| Exercise directions |
The lines to extract run from the first line of the material below to the line containing "Chart.register(...registerables);", both included; leave the pictures behind.

::: Data shown :::

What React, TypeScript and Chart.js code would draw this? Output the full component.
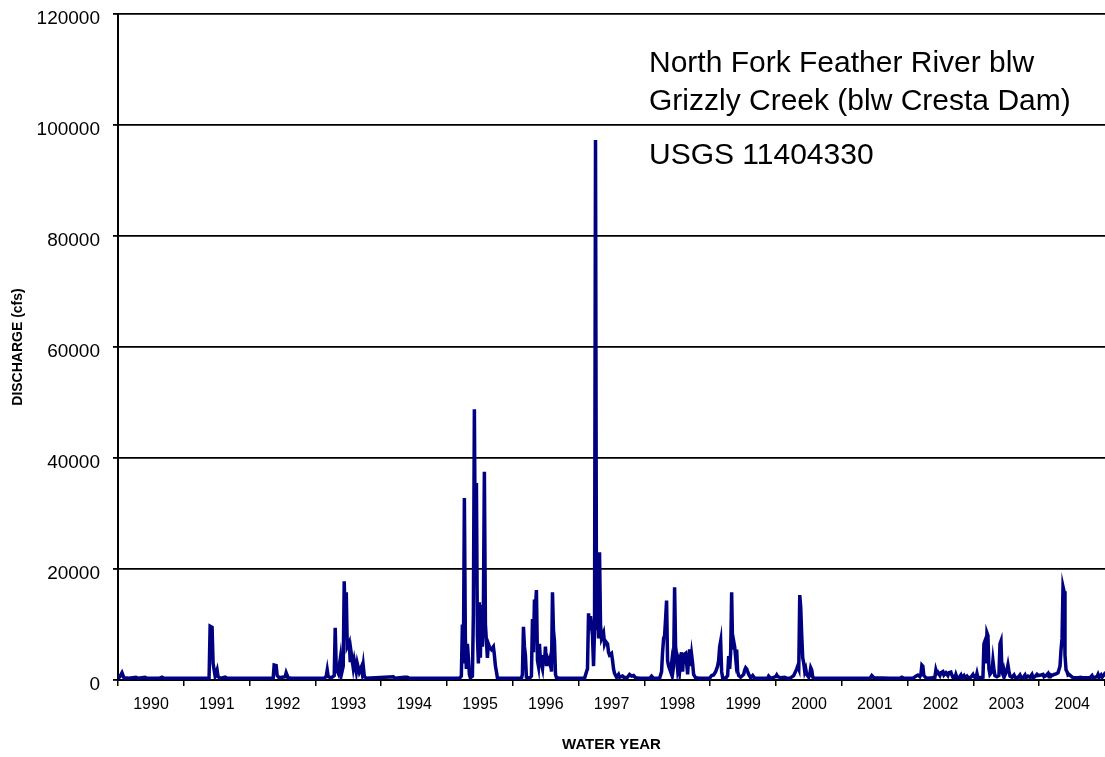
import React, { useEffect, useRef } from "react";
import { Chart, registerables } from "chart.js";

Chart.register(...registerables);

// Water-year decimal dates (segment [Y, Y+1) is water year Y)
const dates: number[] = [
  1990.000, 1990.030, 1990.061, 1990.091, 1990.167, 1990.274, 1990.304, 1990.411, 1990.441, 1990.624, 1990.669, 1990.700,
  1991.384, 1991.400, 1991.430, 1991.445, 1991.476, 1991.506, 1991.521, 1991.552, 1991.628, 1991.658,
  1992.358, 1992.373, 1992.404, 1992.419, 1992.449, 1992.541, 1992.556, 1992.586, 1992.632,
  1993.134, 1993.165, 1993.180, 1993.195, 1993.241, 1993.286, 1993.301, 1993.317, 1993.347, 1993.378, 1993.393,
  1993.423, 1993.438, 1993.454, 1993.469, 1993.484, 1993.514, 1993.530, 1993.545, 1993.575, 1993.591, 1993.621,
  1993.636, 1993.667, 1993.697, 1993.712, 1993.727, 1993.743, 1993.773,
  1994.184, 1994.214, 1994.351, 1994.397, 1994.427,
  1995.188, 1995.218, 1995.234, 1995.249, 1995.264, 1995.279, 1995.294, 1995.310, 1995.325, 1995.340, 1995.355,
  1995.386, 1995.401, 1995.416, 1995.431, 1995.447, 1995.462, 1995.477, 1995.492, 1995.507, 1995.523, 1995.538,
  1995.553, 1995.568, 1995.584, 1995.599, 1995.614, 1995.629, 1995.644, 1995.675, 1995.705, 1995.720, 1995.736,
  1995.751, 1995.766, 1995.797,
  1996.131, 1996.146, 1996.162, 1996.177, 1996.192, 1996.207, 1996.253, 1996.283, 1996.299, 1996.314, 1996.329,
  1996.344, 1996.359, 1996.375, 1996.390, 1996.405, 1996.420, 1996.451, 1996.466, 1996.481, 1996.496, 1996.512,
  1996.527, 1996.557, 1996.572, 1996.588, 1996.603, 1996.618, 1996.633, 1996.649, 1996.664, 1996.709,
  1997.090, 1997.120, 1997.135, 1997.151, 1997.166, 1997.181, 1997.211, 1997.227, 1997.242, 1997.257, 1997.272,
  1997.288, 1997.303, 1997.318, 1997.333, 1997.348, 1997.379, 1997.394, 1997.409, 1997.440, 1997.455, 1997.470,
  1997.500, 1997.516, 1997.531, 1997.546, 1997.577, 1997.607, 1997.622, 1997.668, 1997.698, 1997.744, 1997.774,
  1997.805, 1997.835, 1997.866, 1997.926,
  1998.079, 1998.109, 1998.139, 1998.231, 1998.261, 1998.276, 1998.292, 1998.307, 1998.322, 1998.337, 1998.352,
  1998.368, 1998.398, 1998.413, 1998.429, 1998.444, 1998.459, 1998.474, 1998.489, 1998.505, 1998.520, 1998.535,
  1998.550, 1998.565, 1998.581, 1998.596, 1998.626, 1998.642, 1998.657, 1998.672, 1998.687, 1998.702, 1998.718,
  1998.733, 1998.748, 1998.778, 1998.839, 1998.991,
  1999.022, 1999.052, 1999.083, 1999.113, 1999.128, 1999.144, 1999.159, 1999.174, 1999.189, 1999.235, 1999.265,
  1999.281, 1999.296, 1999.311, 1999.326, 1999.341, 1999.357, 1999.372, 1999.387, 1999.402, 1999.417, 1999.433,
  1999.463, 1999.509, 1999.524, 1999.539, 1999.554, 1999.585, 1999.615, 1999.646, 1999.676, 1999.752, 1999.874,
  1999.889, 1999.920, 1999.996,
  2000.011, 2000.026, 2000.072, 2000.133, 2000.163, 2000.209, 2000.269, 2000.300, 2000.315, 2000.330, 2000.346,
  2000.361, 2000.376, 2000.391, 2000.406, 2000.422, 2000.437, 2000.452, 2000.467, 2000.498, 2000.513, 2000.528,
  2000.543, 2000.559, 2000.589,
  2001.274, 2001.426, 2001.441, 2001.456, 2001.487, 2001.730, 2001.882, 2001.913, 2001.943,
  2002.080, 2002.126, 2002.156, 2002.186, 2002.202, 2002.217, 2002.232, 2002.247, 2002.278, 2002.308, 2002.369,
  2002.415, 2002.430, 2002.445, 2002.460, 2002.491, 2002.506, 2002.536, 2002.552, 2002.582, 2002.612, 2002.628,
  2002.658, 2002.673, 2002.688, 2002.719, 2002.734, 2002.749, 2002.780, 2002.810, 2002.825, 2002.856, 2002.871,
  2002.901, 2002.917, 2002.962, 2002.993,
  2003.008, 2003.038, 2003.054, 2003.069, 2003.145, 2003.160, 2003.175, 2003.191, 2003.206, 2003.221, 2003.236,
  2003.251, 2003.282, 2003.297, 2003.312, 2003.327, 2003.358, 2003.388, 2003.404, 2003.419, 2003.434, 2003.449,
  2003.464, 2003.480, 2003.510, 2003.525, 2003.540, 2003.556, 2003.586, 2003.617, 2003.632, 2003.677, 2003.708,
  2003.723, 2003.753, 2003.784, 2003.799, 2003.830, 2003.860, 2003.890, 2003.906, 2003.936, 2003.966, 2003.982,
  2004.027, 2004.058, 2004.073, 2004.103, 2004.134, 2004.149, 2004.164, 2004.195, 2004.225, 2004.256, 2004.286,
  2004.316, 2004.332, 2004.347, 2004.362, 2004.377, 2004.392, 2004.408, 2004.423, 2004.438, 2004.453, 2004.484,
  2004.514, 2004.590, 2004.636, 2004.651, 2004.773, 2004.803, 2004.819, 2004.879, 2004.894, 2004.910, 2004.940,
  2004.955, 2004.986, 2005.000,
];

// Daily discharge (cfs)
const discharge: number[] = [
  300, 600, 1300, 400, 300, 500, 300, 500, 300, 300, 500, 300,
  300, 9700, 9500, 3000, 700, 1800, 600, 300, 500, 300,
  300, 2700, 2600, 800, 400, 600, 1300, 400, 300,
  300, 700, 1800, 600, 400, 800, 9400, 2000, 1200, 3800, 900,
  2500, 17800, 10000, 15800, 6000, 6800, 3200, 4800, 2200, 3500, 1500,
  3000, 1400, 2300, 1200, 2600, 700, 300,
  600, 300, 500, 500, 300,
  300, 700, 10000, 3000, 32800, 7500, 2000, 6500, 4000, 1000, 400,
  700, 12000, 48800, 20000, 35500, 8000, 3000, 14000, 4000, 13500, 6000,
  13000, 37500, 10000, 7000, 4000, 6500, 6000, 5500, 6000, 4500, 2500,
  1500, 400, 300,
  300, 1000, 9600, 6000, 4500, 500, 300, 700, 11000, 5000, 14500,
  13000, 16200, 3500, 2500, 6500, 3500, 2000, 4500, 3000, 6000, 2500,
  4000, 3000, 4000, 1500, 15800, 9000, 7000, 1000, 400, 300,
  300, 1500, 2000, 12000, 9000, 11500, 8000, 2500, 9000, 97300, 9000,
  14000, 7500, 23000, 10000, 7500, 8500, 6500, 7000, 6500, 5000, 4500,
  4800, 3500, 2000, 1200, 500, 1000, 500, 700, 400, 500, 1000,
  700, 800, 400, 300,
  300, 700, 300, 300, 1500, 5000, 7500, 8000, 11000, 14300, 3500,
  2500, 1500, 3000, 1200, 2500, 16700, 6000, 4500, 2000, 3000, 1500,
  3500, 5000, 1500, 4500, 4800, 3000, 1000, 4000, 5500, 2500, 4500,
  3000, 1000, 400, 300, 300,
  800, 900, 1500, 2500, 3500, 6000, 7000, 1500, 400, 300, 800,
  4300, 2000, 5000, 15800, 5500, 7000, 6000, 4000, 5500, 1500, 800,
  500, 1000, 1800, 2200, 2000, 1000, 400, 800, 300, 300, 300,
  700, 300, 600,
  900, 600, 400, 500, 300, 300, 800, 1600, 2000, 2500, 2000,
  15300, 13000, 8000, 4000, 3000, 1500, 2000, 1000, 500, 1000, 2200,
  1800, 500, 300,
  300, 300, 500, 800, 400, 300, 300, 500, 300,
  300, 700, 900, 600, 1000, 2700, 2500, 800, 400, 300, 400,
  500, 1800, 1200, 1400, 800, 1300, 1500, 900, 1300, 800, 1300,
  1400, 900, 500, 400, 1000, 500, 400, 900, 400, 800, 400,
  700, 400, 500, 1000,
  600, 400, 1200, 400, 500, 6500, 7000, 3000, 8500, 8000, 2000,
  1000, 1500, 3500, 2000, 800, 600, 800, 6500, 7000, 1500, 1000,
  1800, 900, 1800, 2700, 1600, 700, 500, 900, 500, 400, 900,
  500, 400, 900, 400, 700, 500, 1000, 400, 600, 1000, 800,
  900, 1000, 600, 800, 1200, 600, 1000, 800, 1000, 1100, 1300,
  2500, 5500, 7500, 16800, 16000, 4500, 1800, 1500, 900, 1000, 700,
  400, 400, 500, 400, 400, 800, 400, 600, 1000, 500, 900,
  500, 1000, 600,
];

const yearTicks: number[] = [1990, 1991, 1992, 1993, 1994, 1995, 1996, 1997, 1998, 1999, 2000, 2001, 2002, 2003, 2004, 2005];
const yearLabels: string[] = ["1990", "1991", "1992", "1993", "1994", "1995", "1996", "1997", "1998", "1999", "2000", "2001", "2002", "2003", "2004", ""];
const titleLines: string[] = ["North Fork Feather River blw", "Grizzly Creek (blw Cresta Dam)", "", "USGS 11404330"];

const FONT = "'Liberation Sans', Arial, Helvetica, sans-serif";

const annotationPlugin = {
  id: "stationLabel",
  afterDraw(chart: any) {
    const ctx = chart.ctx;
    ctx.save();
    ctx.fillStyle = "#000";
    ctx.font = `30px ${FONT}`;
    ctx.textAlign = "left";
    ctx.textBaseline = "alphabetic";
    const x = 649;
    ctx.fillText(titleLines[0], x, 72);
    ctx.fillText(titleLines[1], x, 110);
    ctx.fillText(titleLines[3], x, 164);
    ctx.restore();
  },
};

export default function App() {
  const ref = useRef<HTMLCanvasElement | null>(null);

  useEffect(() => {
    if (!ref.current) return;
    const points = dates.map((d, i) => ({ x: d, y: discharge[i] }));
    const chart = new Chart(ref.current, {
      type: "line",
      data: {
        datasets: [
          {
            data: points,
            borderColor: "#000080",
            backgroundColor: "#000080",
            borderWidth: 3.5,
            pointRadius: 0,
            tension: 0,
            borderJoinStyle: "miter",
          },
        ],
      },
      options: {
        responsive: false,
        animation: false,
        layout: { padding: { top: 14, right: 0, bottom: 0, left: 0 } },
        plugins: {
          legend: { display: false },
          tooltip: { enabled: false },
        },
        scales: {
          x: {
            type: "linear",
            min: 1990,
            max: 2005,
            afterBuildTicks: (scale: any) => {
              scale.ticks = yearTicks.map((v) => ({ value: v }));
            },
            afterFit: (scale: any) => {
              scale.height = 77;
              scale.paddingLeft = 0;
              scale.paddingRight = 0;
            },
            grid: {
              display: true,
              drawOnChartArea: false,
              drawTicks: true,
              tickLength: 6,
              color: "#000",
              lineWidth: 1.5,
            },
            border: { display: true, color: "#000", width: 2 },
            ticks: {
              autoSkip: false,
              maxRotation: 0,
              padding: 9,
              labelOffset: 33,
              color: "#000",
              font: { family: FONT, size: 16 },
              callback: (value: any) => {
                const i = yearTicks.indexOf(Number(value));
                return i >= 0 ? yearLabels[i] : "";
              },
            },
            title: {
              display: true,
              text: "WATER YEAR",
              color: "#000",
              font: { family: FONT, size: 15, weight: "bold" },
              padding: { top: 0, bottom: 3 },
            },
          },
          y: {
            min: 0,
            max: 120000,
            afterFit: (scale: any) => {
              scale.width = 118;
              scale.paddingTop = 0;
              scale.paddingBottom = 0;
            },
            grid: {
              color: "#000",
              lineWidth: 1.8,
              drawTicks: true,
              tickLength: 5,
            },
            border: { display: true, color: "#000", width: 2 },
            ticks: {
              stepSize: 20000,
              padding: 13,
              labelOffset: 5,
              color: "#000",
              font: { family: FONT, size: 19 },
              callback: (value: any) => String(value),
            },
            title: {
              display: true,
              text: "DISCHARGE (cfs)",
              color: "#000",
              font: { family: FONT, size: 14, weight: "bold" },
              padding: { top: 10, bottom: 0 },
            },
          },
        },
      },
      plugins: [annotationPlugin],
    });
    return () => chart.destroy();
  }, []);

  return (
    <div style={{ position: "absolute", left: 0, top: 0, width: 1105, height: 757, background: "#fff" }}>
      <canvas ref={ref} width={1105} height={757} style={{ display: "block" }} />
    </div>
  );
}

:::

| Answer below |
What React, TypeScript and Chart.js code would draw this? Output the full component.
import React, { useEffect, useRef } from "react";
import { Chart, registerables } from "chart.js";

Chart.register(...registerables);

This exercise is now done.